- SET EXERCISE
Copy out the whole listing exactly as written, leaving the pictures behind.

━━ INFORMATION PROVIDED ━━

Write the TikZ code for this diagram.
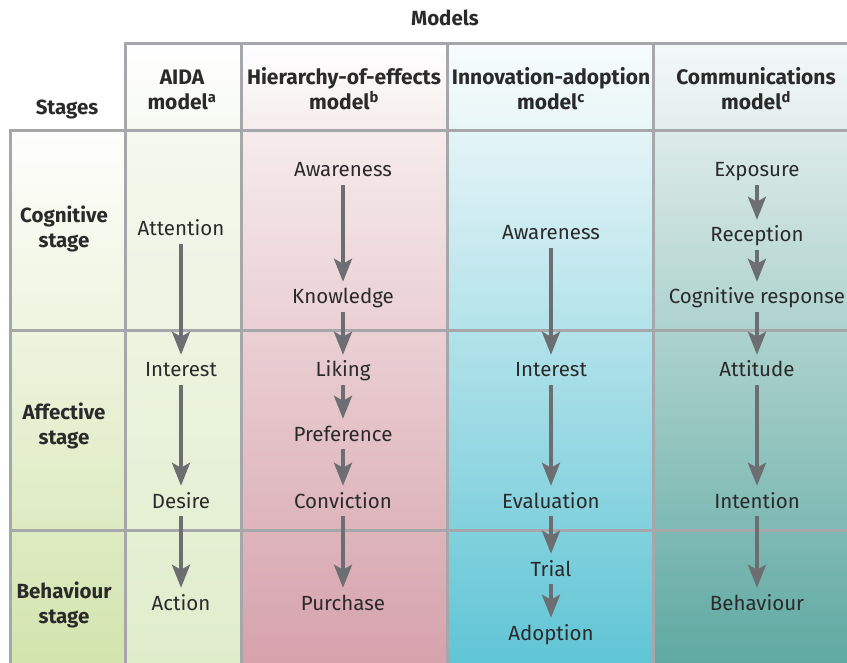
\documentclass[tikz,border=0pt]{standalone}
\usepackage{fontspec}
\setmainfont{Fira Sans}
\usetikzlibrary{arrows.meta}
\definecolor{txt}{HTML}{2A2A2A}
\definecolor{arr}{HTML}{6D6E71}
\definecolor{gridc}{HTML}{A6A7AB}
\definecolor{stgTop}{HTML}{FEFEFC}
\definecolor{stgBot}{HTML}{D3E4AE}
\definecolor{aidaTop}{HTML}{F4F8EE}
\definecolor{aidaBot}{HTML}{E0EDCB}
\definecolor{hierTop}{HTML}{F6EBEC}
\definecolor{hierBot}{HTML}{D6A2AC}
\definecolor{innTop}{HTML}{E4F4F7}
\definecolor{innBot}{HTML}{60C5D5}
\definecolor{comTop}{HTML}{DCEBE8}
\definecolor{comBot}{HTML}{5FA9A2}
\definecolor{aidaHd}{HTML}{F6F9F2}
\definecolor{hierHd}{HTML}{F5ECEC}
\definecolor{innHd}{HTML}{E8F6F7}
\definecolor{comHd}{HTML}{E2EEEC}
\begin{document}
\begin{tikzpicture}[x=1pt,y=-1pt,
  lbl/.style={font=\fontsize{20.5}{24}\selectfont, text=txt, inner sep=0pt, text height=14pt, text depth=0pt, anchor=base},
  hdr/.style={font=\bfseries\fontsize{21}{24}\selectfont, text=txt, inner sep=0pt, anchor=base},
  stg/.style={font=\bfseries\fontsize{20.5}{24}\selectfont, text=txt, inner sep=0pt, anchor=base},
  flow/.style={draw=arr, line width=4pt, -{Stealth[length=23pt,width=18pt,inset=5pt]}, shorten <=8pt, shorten >=8pt},
  gridline/.style={draw=gridc, line width=3pt}]
\useasboundingbox (0,0) rectangle (847,663);
\fill[white] (0,0) rectangle (847,663);
% header cells
\shade[top color=white, bottom color=aidaHd] (125,44) rectangle (241,131);
\shade[top color=white, bottom color=hierHd] (241,44) rectangle (447,131);
\shade[top color=white!60!innHd, bottom color=innHd] (447,44) rectangle (653,131);
\shade[top color=white!60!comHd, bottom color=comHd] (653,44) rectangle (847,131);
% body columns
\shade[top color=stgTop, bottom color=stgBot] (10,131) rectangle (125,663);
\shade[top color=aidaTop, bottom color=aidaBot] (125,131) rectangle (241,663);
\shade[top color=hierTop, bottom color=hierBot] (241,131) rectangle (447,663);
\shade[top color=innTop, bottom color=innBot] (447,131) rectangle (653,663);
\shade[top color=comTop, bottom color=comBot] (653,131) rectangle (847,663);
% grid
\draw[gridline] (123.5,44) -- (847,44);
\draw[gridline] (8.5,131) -- (847,131);
\draw[gridline] (10,331) -- (847,331);
\draw[gridline] (10,530) -- (847,530);
\draw[gridline] (10,131) -- (10,663);
\draw[gridline] (125,44) -- (125,663);
\draw[gridline] (241,44) -- (241,663);
\draw[gridline] (447,44) -- (447,663);
\draw[gridline] (653,44) -- (653,663);
% headers
\node[stg] (models) at (445,26) {Models};
\node[stg] (stages) at (67,114.5) {Stages};
\node[hdr] (h1a) at (182,85) {AIDA};
\node[hdr] (h1b) at (182,110) {model\textsuperscript{a}};
\node[hdr] (h2a) at (344,85) {Hierarchy-of-effects};
\node[hdr] (h2b) at (344,110) {model\textsuperscript{b}};
\node[hdr] (h3a) at (551,85) {Innovation-adoption};
\node[hdr] (h3b) at (551,110) {model\textsuperscript{c}};
\node[hdr] (h4a) at (756,85) {Communications};
\node[hdr] (h4b) at (756,110) {model\textsuperscript{d}};
% stage labels
\node[stg] (s1a) at (64,223) {Cognitive};
\node[stg] (s1b) at (64,247.5) {stage};
\node[stg] (s2a) at (64,419) {Affective};
\node[stg] (s2b) at (64,444.5) {stage};
\node[stg] (s3a) at (64,598) {Behaviour};
\node[stg] (s3b) at (64,623.5) {stage};
% AIDA
\node[lbl] (a1) at (181,236) {Attention};
\node[lbl] (a2) at (181,377) {Interest};
\node[lbl] (a3) at (181,508) {Desire};
\node[lbl] (a4) at (181,610) {Action};
% Hierarchy
\node[lbl] (b1) at (343,177) {Awareness};
\node[lbl] (b2) at (343,304) {Knowledge};
\node[lbl] (b3) at (343,377) {Liking};
\node[lbl] (b4) at (343,441) {Preference};
\node[lbl] (b5) at (343,508) {Conviction};
\node[lbl] (b6) at (343,610) {Purchase};
% Innovation
\node[lbl] (c1) at (551,240) {Awareness};
\node[lbl] (c2) at (551,377) {Interest};
\node[lbl] (c3) at (551,508) {Evaluation};
\node[lbl] (c4) at (551,576) {Trial};
\node[lbl] (c5) at (551,640) {Adoption};
% Communications
\node[lbl] (d1) at (757,177) {Exposure};
\node[lbl] (d2) at (757,242) {Reception};
\node[lbl] (d3) at (757,304) {Cognitive response};
\node[lbl] (d4) at (757,377) {Attitude};
\node[lbl] (d5) at (757,508) {Intention};
\node[lbl] (d6) at (757,610) {Behaviour};
% arrows
\foreach \p/\q in {a1/a2,a2/a3,a3/a4,b1/b2,b2/b3,b3/b4,b4/b5,b5/b6,c1/c2,c2/c3,c3/c4,c4/c5,d1/d2,d2/d3,d3/d4,d4/d5,d5/d6}
  \draw[flow] (\p.south) -- (\q.north);
\end{tikzpicture}
\end{document}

━━━

- ANSWER
Write the TikZ code for this diagram.
\documentclass[tikz,border=0pt]{standalone}
\usepackage{fontspec}
\setmainfont{Fira Sans}
\usetikzlibrary{arrows.meta}
\definecolor{txt}{HTML}{2A2A2A}
\definecolor{arr}{HTML}{6D6E71}
\definecolor{gridc}{HTML}{A6A7AB}
\definecolor{stgTop}{HTML}{FEFEFC}
\definecolor{stgBot}{HTML}{D3E4AE}
\definecolor{aidaTop}{HTML}{F4F8EE}
\definecolor{aidaBot}{HTML}{E0EDCB}
\definecolor{hierTop}{HTML}{F6EBEC}
\definecolor{hierBot}{HTML}{D6A2AC}
\definecolor{innTop}{HTML}{E4F4F7}
\definecolor{innBot}{HTML}{60C5D5}
\definecolor{comTop}{HTML}{DCEBE8}
\definecolor{comBot}{HTML}{5FA9A2}
\definecolor{aidaHd}{HTML}{F6F9F2}
\definecolor{hierHd}{HTML}{F5ECEC}
\definecolor{innHd}{HTML}{E8F6F7}
\definecolor{comHd}{HTML}{E2EEEC}
\begin{document}
\begin{tikzpicture}[x=1pt,y=-1pt,
  lbl/.style={font=\fontsize{20.5}{24}\selectfont, text=txt, inner sep=0pt, text height=14pt, text depth=0pt, anchor=base},
  hdr/.style={font=\bfseries\fontsize{21}{24}\selectfont, text=txt, inner sep=0pt, anchor=base},
  stg/.style={font=\bfseries\fontsize{20.5}{24}\selectfont, text=txt, inner sep=0pt, anchor=base},
  flow/.style={draw=arr, line width=4pt, -{Stealth[length=23pt,width=18pt,inset=5pt]}, shorten <=8pt, shorten >=8pt},
  gridline/.style={draw=gridc, line width=3pt}]
\useasboundingbox (0,0) rectangle (847,663);
\fill[white] (0,0) rectangle (847,663);
% header cells
\shade[top color=white, bottom color=aidaHd] (125,44) rectangle (241,131);
\shade[top color=white, bottom color=hierHd] (241,44) rectangle (447,131);
\shade[top color=white!60!innHd, bottom color=innHd] (447,44) rectangle (653,131);
\shade[top color=white!60!comHd, bottom color=comHd] (653,44) rectangle (847,131);
% body columns
\shade[top color=stgTop, bottom color=stgBot] (10,131) rectangle (125,663);
\shade[top color=aidaTop, bottom color=aidaBot] (125,131) rectangle (241,663);
\shade[top color=hierTop, bottom color=hierBot] (241,131) rectangle (447,663);
\shade[top color=innTop, bottom color=innBot] (447,131) rectangle (653,663);
\shade[top color=comTop, bottom color=comBot] (653,131) rectangle (847,663);
% grid
\draw[gridline] (123.5,44) -- (847,44);
\draw[gridline] (8.5,131) -- (847,131);
\draw[gridline] (10,331) -- (847,331);
\draw[gridline] (10,530) -- (847,530);
\draw[gridline] (10,131) -- (10,663);
\draw[gridline] (125,44) -- (125,663);
\draw[gridline] (241,44) -- (241,663);
\draw[gridline] (447,44) -- (447,663);
\draw[gridline] (653,44) -- (653,663);
% headers
\node[stg] (models) at (445,26) {Models};
\node[stg] (stages) at (67,114.5) {Stages};
\node[hdr] (h1a) at (182,85) {AIDA};
\node[hdr] (h1b) at (182,110) {model\textsuperscript{a}};
\node[hdr] (h2a) at (344,85) {Hierarchy-of-effects};
\node[hdr] (h2b) at (344,110) {model\textsuperscript{b}};
\node[hdr] (h3a) at (551,85) {Innovation-adoption};
\node[hdr] (h3b) at (551,110) {model\textsuperscript{c}};
\node[hdr] (h4a) at (756,85) {Communications};
\node[hdr] (h4b) at (756,110) {model\textsuperscript{d}};
% stage labels
\node[stg] (s1a) at (64,223) {Cognitive};
\node[stg] (s1b) at (64,247.5) {stage};
\node[stg] (s2a) at (64,419) {Affective};
\node[stg] (s2b) at (64,444.5) {stage};
\node[stg] (s3a) at (64,598) {Behaviour};
\node[stg] (s3b) at (64,623.5) {stage};
% AIDA
\node[lbl] (a1) at (181,236) {Attention};
\node[lbl] (a2) at (181,377) {Interest};
\node[lbl] (a3) at (181,508) {Desire};
\node[lbl] (a4) at (181,610) {Action};
% Hierarchy
\node[lbl] (b1) at (343,177) {Awareness};
\node[lbl] (b2) at (343,304) {Knowledge};
\node[lbl] (b3) at (343,377) {Liking};
\node[lbl] (b4) at (343,441) {Preference};
\node[lbl] (b5) at (343,508) {Conviction};
\node[lbl] (b6) at (343,610) {Purchase};
% Innovation
\node[lbl] (c1) at (551,240) {Awareness};
\node[lbl] (c2) at (551,377) {Interest};
\node[lbl] (c3) at (551,508) {Evaluation};
\node[lbl] (c4) at (551,576) {Trial};
\node[lbl] (c5) at (551,640) {Adoption};
% Communications
\node[lbl] (d1) at (757,177) {Exposure};
\node[lbl] (d2) at (757,242) {Reception};
\node[lbl] (d3) at (757,304) {Cognitive response};
\node[lbl] (d4) at (757,377) {Attitude};
\node[lbl] (d5) at (757,508) {Intention};
\node[lbl] (d6) at (757,610) {Behaviour};
% arrows
\foreach \p/\q in {a1/a2,a2/a3,a3/a4,b1/b2,b2/b3,b3/b4,b4/b5,b5/b6,c1/c2,c2/c3,c3/c4,c4/c5,d1/d2,d2/d3,d3/d4,d4/d5,d5/d6}
  \draw[flow] (\p.south) -- (\q.north);
\end{tikzpicture}
\end{document}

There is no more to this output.